Kwon regards her sculptures as traces of time—that the past, present, and future of a material culminate in the sculptures. Working primarily with stone, she tracks down the weakest spot. She observes it for a long time, discovers the very spot where the stone willingly cracks open, then taps, carves, and conjoins the pieces. The lines, planes, and colors on the stone sculptures might suggest intent, but they are closer to traces of Kwon’s time spent with the material. To Kwon, the act of “sculpting” a stone with interlocking layers of time is less a means to an end but a continued signal of what is to come, a state of constantly reducing and cracking open.

 

Is it ever possible to understand the time a stone embodies?

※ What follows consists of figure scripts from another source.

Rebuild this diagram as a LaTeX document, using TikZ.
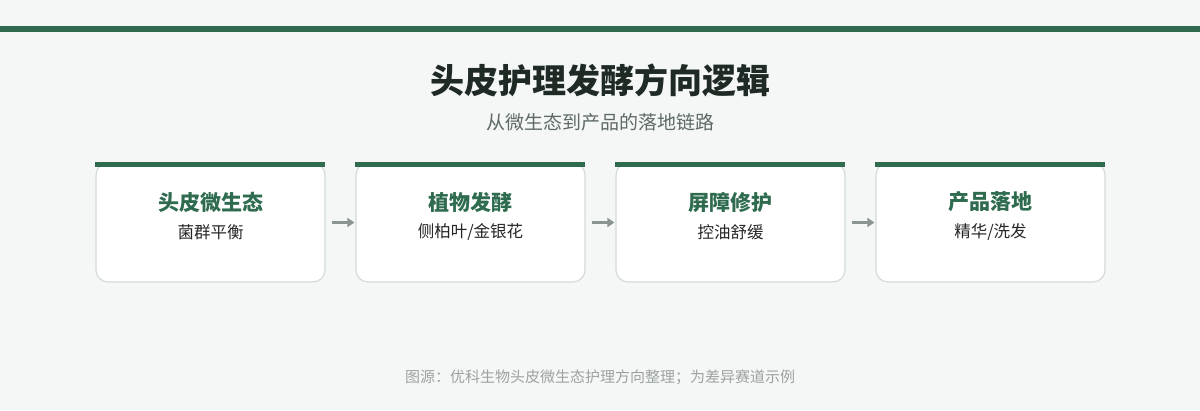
\documentclass[tikz,border=0pt]{standalone}
\usepackage{fontspec}
\setmainfont{Noto Sans CJK SC}
\usetikzlibrary{positioning,arrows.meta}

\definecolor{leaf}{HTML}{2E6B4F}
\definecolor{paper}{HTML}{F5F7F6}
\definecolor{ink}{HTML}{1F2A25}
\definecolor{mist}{HTML}{5E6A65}
\definecolor{rim}{HTML}{D3DBD7}
\definecolor{pointer}{HTML}{8A9490}
\definecolor{note}{HTML}{9BA39F}

\tikzset{
  card/.style={draw=rim, line width=1.2pt, fill=white, rounded corners=12pt,
    minimum width=229pt, minimum height=119pt},
  cardhead/.style={text=leaf, font=\fontsize{21}{25}\selectfont\bfseries},
  cardsub/.style={text=black!85, font=\fontsize{16.5}{20}\selectfont},
  flow/.style={draw=pointer, line width=2.6pt, -{Triangle[length=7pt,width=9pt]}}
}

\begin{document}
\begin{tikzpicture}[x=1pt, y=-1pt]
    \fill[paper] (0,0) rectangle (1200,410);
    \fill[leaf] (0,26) rectangle (1200,32);

    \node[text=ink, font=\fontsize{34}{40}\selectfont\bfseries] (title) at (600,80) {头皮护理发酵方向逻辑};
    \node[text=mist, font=\fontsize{19}{23}\selectfont] (subtitle) at (600,122) {从微生态到产品的落地链路};

    \foreach \i/\x/\head/\sub in {1/210.5/头皮微生态/菌群平衡, 2/470.5/植物发酵/{侧柏叶/金银花},
                                  3/730.5/屏障修护/控油舒缓, 4/990.5/产品落地/{精华/洗发}} {
        \node[card] (card\i) at (\x,222.5) {};
        \fill[leaf] (card\i.north west) ++(-0.6,-0.6) rectangle ++(230.2,5.6);
        \node[cardhead] (head\i) at ([yshift=20.5pt]card\i.center) {\head};
        \node[cardsub] (sub\i) at ([yshift=-9.5pt]card\i.center) {\sub};
    }

    \foreach \a/\b in {1/2, 2/3, 3/4}
        \draw[flow] ([xshift=6pt]card\a.east) -- ([xshift=-1pt]card\b.west);

    \node[text=note, font=\fontsize{15}{18}\selectfont] (source) at (600,377) {图源：优科生物头皮微生态护理方向整理；为差异赛道示例};
\end{tikzpicture}
\end{document}
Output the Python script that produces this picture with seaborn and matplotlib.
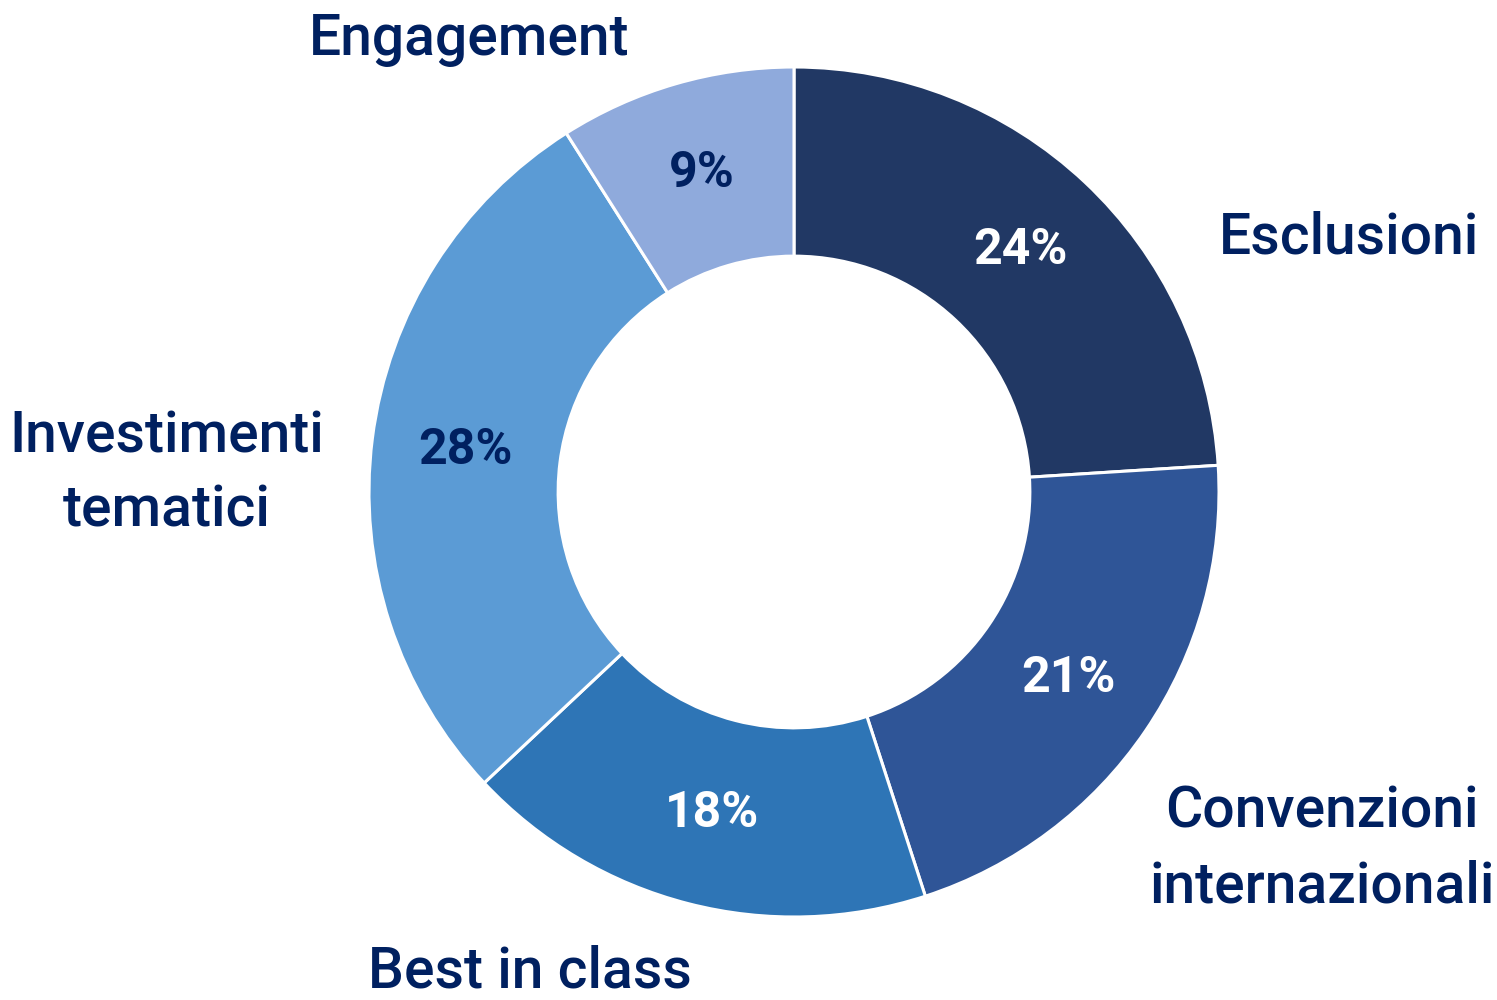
import matplotlib
matplotlib.use('Agg')
import matplotlib.pyplot as plt
import seaborn as sns

categories = ['Esclusioni', 'Convenzioni\ninternazionali', 'Best in class',
              'Investimenti\ntematici', 'Engagement']
shares = [24, 21, 18, 28, 9]
colors = ['#213864', '#2F5597', '#2E75B6', '#5B9BD5', '#8FAADC']
pct_colors = ['white', 'white', 'white', '#002060', '#002060']

sns.set_theme(style='white')
plt.rcParams['font.family'] = ['Roboto', 'DejaVu Sans']

text_color = '#002060'

fig = plt.figure(figsize=(14.97, 10), dpi=100)
ax = fig.add_axes([0, 0, 1, 1])

wedges, _, autotexts = ax.pie(
    shares, colors=colors, startangle=90, counterclock=False,
    radius=1, center=(0, 0),
    wedgeprops=dict(width=0.445, edgecolor='white', linewidth=2.2),
    autopct=lambda p: f'{p:.0f}%', pctdistance=0.78,
)
for t, c in zip(autotexts, pct_colors):
    t.set_color(c)
    t.set_fontsize(36)
    t.set_fontweight('bold')

# category labels placed around the ring (baseline of last line)
label_pos = [(1.306, 0.562), (1.242, -0.965), (-0.621, -1.167),
             (-1.475, -0.082), (-0.765, 1.028)]
for name, (x, y) in zip(categories, label_pos):
    ax.text(x, y, name, ha='center', va='baseline', fontsize=41,
            fontweight='medium', color=text_color, linespacing=1.45)

ax.set_xlim(-794 / 425, (1497 - 794) / 425)
ax.set_ylim(-(1000 - 492) / 425, 492 / 425)
ax.set_aspect('equal')
ax.axis('off')

fig.savefig('out.png', dpi=100)
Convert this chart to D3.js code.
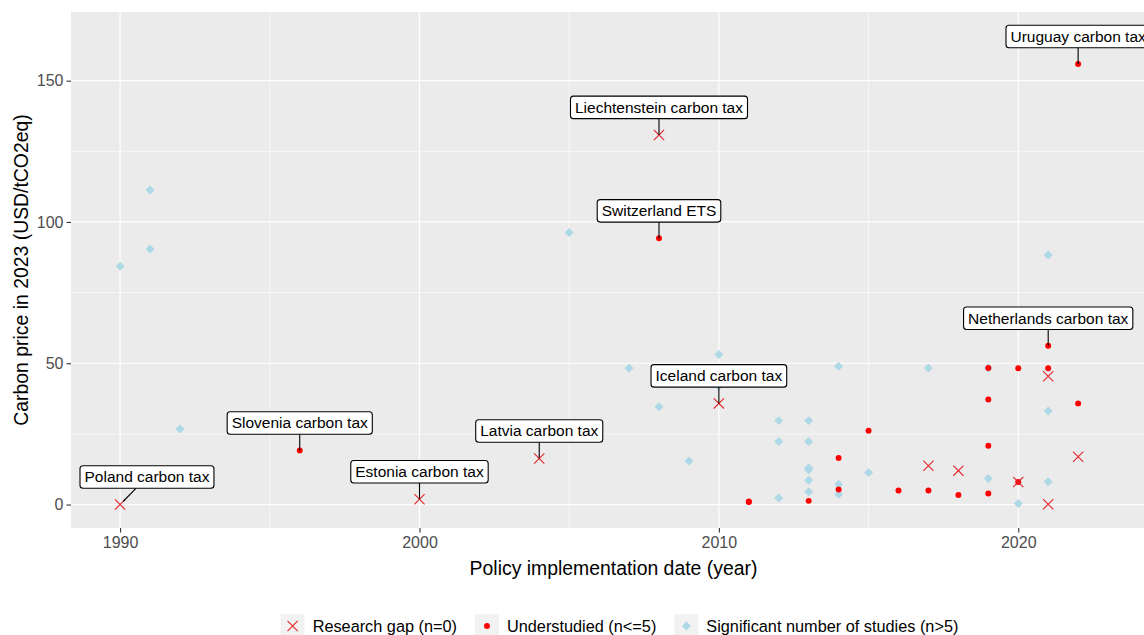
<!DOCTYPE html>
<html>
<head>
<meta charset="utf-8">
<script src="https://cdn.jsdelivr.net/npm/d3@7"></script>
<style>
  body { margin: 0; background: #fff; overflow: hidden; }
  text { font-family: "Liberation Sans", Arial, sans-serif; }
</style>
</head>
<body>
<svg width="1144" height="635"></svg>
<script>
// Research gap (n=0)
const gapYears  = [1990, 2000, 2004, 2008, 2010, 2017, 2018, 2020, 2021, 2021, 2022];
const gapPrices = [0, 1.9, 16.3, 130.8, 35.8, 13.7, 12.0, 8.0, 45.4, 0.1, 16.9];

// Understudied (n<=5)
const underYears  = [1996, 2008, 2011, 2011, 2013, 2014, 2014, 2015, 2016, 2017, 2018,
                     2019, 2019, 2019, 2019, 2020, 2020, 2021, 2021, 2022, 2022];
const underPrices = [19.1, 94.2, 1.1, 0.9, 1.3, 16.5, 5.3, 26.1, 5.0, 5.0, 3.4,
                     48.3, 37.2, 20.8, 3.9, 48.2, 8.0, 56.2, 48.2, 35.8, 155.9];

// Significant number of studies (n>5)
const sigYears  = [1990, 1991, 1991, 1992, 2005, 2007, 2008, 2009, 2010, 2010,
                   2012, 2012, 2012, 2013, 2013, 2013, 2013, 2013, 2013,
                   2014, 2014, 2014, 2015, 2017, 2019, 2019, 2020, 2021, 2021, 2021];
const sigPrices = [84.3, 111.3, 90.4, 26.7, 96.3, 48.2, 34.6, 15.4, 53.1, 41.9,
                   29.7, 22.3, 2.3, 29.7, 22.3, 13.0, 12.3, 8.6, 4.5,
                   48.9, 7.2, 3.6, 11.3, 48.3, 48.3, 9.2, 0.35, 88.3, 33.1, 8.1];

// labelled policies
const labelNames  = ["Poland carbon tax", "Slovenia carbon tax", "Estonia carbon tax",
                     "Latvia carbon tax", "Iceland carbon tax", "Liechtenstein carbon tax",
                     "Switzerland ETS", "Netherlands carbon tax", "Uruguay carbon tax"];
const labelYears  = [1990, 1996, 2000, 2004, 2010, 2008, 2008, 2021, 2022];
const labelPrices = [0, 19.1, 1.9, 16.3, 35.8, 130.8, 94.2, 56.2, 155.9];

const xTicks = [1990, 2000, 2010, 2020];
const yTicks = [0, 50, 100, 150];
const legendNames = ["Research gap (n=0)", "Understudied (n<=5)", "Significant number of studies (n>5)"];

const svg = d3.select("svg");

const panel = { left: 71, right: 1144, top: 12, bottom: 528 };

// prettier-ignore
const x = d3.scaleLinear()
    .domain([1988.36, 2024.2])
    .range([panel.left, panel.right])

// prettier-ignore
const y = d3.scaleLinear()
    .domain([-8.3, 174.3])
    .range([panel.bottom, panel.top])

svg.append("rect")
  .attr("x", panel.left).attr("y", panel.top)
  .attr("width", panel.right - panel.left + 40)
  .attr("height", panel.bottom - panel.top)
  .attr("fill", "#ebebeb");

const grid = svg.append("g");
const xMinor = [1995, 2005, 2015, 2025];
const yMinor = [25, 75, 125];
grid.selectAll(".xm").data(xMinor).join("line")
  .attr("x1", d => x(d)).attr("x2", d => x(d))
  .attr("y1", panel.top).attr("y2", panel.bottom)
  .attr("stroke", "#fff").attr("stroke-width", 0.6);
grid.selectAll(".ym").data(yMinor).join("line")
  .attr("y1", d => y(d)).attr("y2", d => y(d))
  .attr("x1", panel.left).attr("x2", panel.right + 40)
  .attr("stroke", "#fff").attr("stroke-width", 0.6);
grid.selectAll(".xM").data(xTicks).join("line")
  .attr("x1", d => x(d)).attr("x2", d => x(d))
  .attr("y1", panel.top).attr("y2", panel.bottom)
  .attr("stroke", "#fff").attr("stroke-width", 1.2);
grid.selectAll(".yM").data(yTicks).join("line")
  .attr("y1", d => y(d)).attr("y2", d => y(d))
  .attr("x1", panel.left).attr("x2", panel.right + 40)
  .attr("stroke", "#fff").attr("stroke-width", 1.2);

// axes
// prettier-ignore
const xAxis = d3.axisBottom(x)
    .tickValues(xTicks)
    .tickFormat(d3.format("d"))
    .tickSize(4.5)
    .tickPadding(4)
// prettier-ignore
const yAxis = d3.axisLeft(y)
    .tickValues(yTicks)
    .tickSize(4.5)
    .tickPadding(3)

const gx = svg.append("g").attr("transform", `translate(0,${panel.bottom})`).call(xAxis);
const gy = svg.append("g").attr("transform", `translate(${panel.left},0)`).call(yAxis);
[gx, gy].forEach(g => {
  g.select(".domain").remove();
  g.selectAll(".tick line").attr("stroke", "#333").attr("stroke-width", 1.1);
  g.selectAll(".tick text").attr("fill", "#4d4d4d").attr("font-size", 16)
    .attr("font-family", '"Liberation Sans", Arial, sans-serif');
});

svg.append("text")
  .attr("x", 613.5).attr("y", 575)
  .attr("text-anchor", "middle").attr("font-size", 19.4).attr("fill", "#000")
  .text("Policy implementation date (year)");
svg.append("text")
  .attr("transform", `translate(28,${(panel.top + panel.bottom) / 2}) rotate(-90)`)
  .attr("text-anchor", "middle").attr("font-size", 19.4).attr("fill", "#000")
  .text("Carbon price in 2023 (USD/tCO2eq)");

// marks
const diamond = d3.symbol(d3.symbolSquare, 40);
const dot = d3.symbol(d3.symbolCircle, 28);
const cross = d3.symbol(d3.symbolTimes, 70);

const marks = svg.append("g");
marks.selectAll(".sig").data(sigYears).join("path")
  .attr("d", diamond)
  .attr("transform", (d, i) => `translate(${x(d)},${y(sigPrices[i])}) rotate(45)`)
  .attr("fill", "#add8e6");
marks.selectAll(".under").data(underYears).join("path")
  .attr("d", dot)
  .attr("transform", (d, i) => `translate(${x(d)},${y(underPrices[i])})`)
  .attr("fill", "#ff0000");
marks.selectAll(".gap").data(gapYears).join("path")
  .attr("d", cross)
  .attr("transform", (d, i) => `translate(${x(d)},${y(gapPrices[i])})`)
  .attr("fill", "none").attr("stroke", "#e3262b").attr("stroke-width", 1.1);

// repel-style labels
const labels = svg.append("g");
const padX = 4.5, boxH = 22.5, lift = 27.5;
labelNames.forEach((name, i) => {
  const px = x(labelYears[i]), py = y(labelPrices[i]);
  const g = labels.append("g");
  const seg = g.append("line");
  const rect = g.append("rect");
  const t = g.append("text").text(name)
    .attr("font-size", 15.5).attr("fill", "#000")
    .attr("text-anchor", "middle").attr("dy", "0.35em");
  const w = t.node().getComputedTextLength() + 2 * padX;
  const cx = Math.max(px, panel.left + 9 + w / 2);
  const cy = py - lift;
  t.attr("x", cx).attr("y", cy);
  rect.attr("x", cx - w / 2).attr("y", cy - boxH / 2)
    .attr("width", w).attr("height", boxH)
    .attr("rx", 3).attr("ry", 3)
    .attr("fill", "#fff").attr("stroke", "#000").attr("stroke-width", 1.1);
  const by = cy + boxH / 2;
  const k = (py - by) / (py - cy);
  seg.attr("x1", px + (cx - px) * 0.12).attr("y1", py - (py - cy) * 0.12)
    .attr("x2", px + (cx - px) * k).attr("y2", by)
    .attr("stroke", "#000").attr("stroke-width", 1.1);
  if (cx === px) seg.attr("x1", px).attr("y1", py);
});

// legend
const legend = svg.append("g");
const keySize = 24, keyGap = 8, itemGap = 18, legendY = 626;
const keyShapes = [
  [cross, "none", "#e3262b", 0],
  [dot, "#ff0000", "none", 0],
  [diamond, "#add8e6", "none", 45]
];
const items = legendNames.map((name, i) => {
  const g = legend.append("g");
  g.append("rect").attr("width", keySize).attr("height", keySize)
    .attr("y", legendY - keySize / 2).attr("fill", "#f2f2f2");
  const [sym, fill, stroke, rot] = keyShapes[i];
  g.append("path").attr("d", sym)
    .attr("transform", `translate(${keySize / 2},${legendY}) rotate(${rot})`)
    .attr("fill", fill).attr("stroke", stroke).attr("stroke-width", 1.1);
  const t = g.append("text").text(name).attr("x", keySize + keyGap).attr("y", legendY)
    .attr("dy", "0.35em").attr("font-size", 16.3).attr("fill", "#000");
  return { g, w: keySize + keyGap + t.node().getComputedTextLength() };
});
const total = d3.sum(items, d => d.w) + itemGap * (items.length - 1);
let lx = 619.5 - total / 2;
items.forEach(it => {
  it.g.attr("transform", `translate(${lx},0)`);
  lx += it.w + itemGap;
});
</script>
</body>
</html>
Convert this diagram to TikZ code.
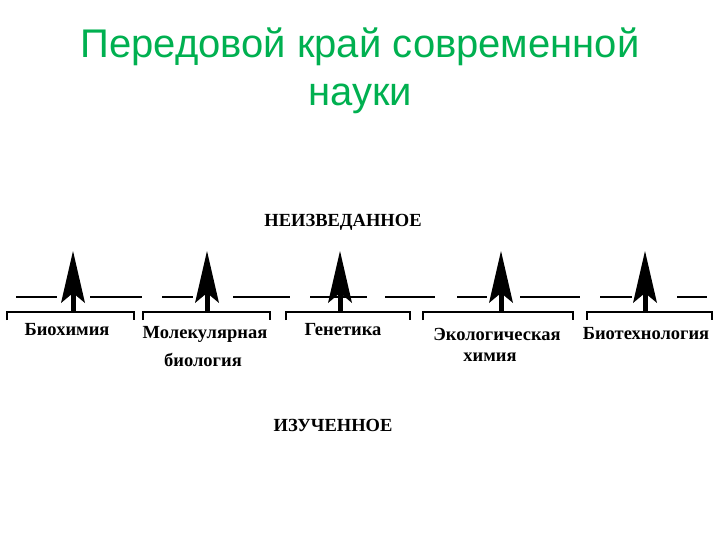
\documentclass[tikz,border=0pt]{standalone}
\usepackage{fontspec}
\setmainfont{Liberation Serif}
\newfontfamily\titlefont{Liberation Sans}
\begin{document}
\begin{tikzpicture}[x=1pt,y=-1pt,
  lbl/.style={font=\bfseries\fontsize{18.5}{21}\selectfont,inner sep=0pt},
  seg/.style={line width=1.2pt},
  brk/.style={line width=1.6pt}]
\useasboundingbox (0,0) rectangle (720,540);
\definecolor{tgreen}{RGB}{0,176,80}
\node[font=\titlefont\fontsize{40}{48}\selectfont,text=tgreen,align=center] (title) at (360,71) {Передовой край современной\\науки};
\node[lbl] (top) at (343,222) {НЕИЗВЕДАННОЕ};
\node[lbl] (bot) at (333,425) {ИЗУЧЕННОЕ};
\foreach \a/\b in {16/57,90/142,162/193,233/290,310/367,385/435,457/487,520/580,600/632,677/707}
  \draw[seg] (\a,297) -- (\b,297);
\foreach \x in {73,207,340,501,645}{
  \fill (\x-2.5,288) rectangle (\x+2.5,313);
  \fill (\x,251) -- (\x+12,303) -- (\x,293) -- (\x-12,303) -- cycle;
}
\foreach \a/\b in {7/134,143/270,286/410,423/573,587/712}
  \draw[brk] (\a,320) -- (\a,312) -- (\b,312) -- (\b,320);
\node[lbl] (l1) at (67,330) {Биохимия};
\node[lbl] (l2) at (205,334) {Молекулярная};
\node[lbl] (l2b) at (203,360) {биология};
\node[lbl] (l3) at (343,330) {Генетика};
\node[lbl] (l4) at (497,334) {Экологическая};
\node[lbl] (l4b) at (490,357) {химия};
\node[lbl] (l5) at (646,334) {Биотехнология};
\end{tikzpicture}
\end{document}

An object that seems like a condensation of eternity? By virtue of the artist, the stone halts its movement and assumes a form. Shattered fragments allude to its whole, and a broken line points to a corner it seeks to complete. Black ink bears the abyss that absorbs all light and color. Nevertheless, the stone, by nature, refuses to be moored, lessening the pigment’s vibrancy that strove to penetrate even further or crumbling to even smaller pieces. It reminds us that, as a part of nature, its clock is yet to stand still.

 

When these stone sculptures are introduced to the exhibition space, the definition of “subject” extends to include those experiencing the sculptures. If experiencing a painting can be seen as observing a surface and engaging in an illusion, then experiencing a sculpture is akin to journeying from one surface to the next and tiling them together to envision a form. Hence, such experience results in movement, as it requires the subject to physically navigate around the work. The flat sculptures on the wall might appear to be abstract paintings on shaped canvases, but their depth is not quite the indicator of what they are. What is crucial is the fact that they are fragments broken off of a larger whole. The procession of wall-hanging pieces is, therefore, like a blueprint that lays out the numerous facets of a whole—the original sculpture or span of time.

 

The task of the viewer is to reassemble these pieces and trace back their previous forms and times. To stitch these times together, the viewer must stand in the center of the space and piece the surrounding sculptures into a connected narrative or step closer to the sculptures and search for hints of an unfinished story. When the movement of the artist and the movement of the viewer interact, the “sculptural experience” at that moment, is when scattered subjects fall into line and separate spacetimes come into contact.

 

Hyun Bhin Kwon (b. 1991) lives and works in Paju, KR. Kwon was selected to participate in DOOSAN Art Lab Exhibition 2019: Part 1 (2019, DOOSAN Gallery, Seoul, KR) and had solo exhibitions at spaces including Gallery Kiche (2021, Seoul, KR), Monoha (2020, Seoul, KR), A-Lounge (2019, Seoul, KR), and RAINBOWCUBE (2018, Seoul, KR). Kwon has also shown in group exhibitions at the HITE Collection (2022, Seoul, KR), WESS (2022, Seoul, KR), Art Sonje Center (2021, Seoul, KR), Amado Art Space (2021, Seoul, KR), and P21 (2020, Seou, KRl).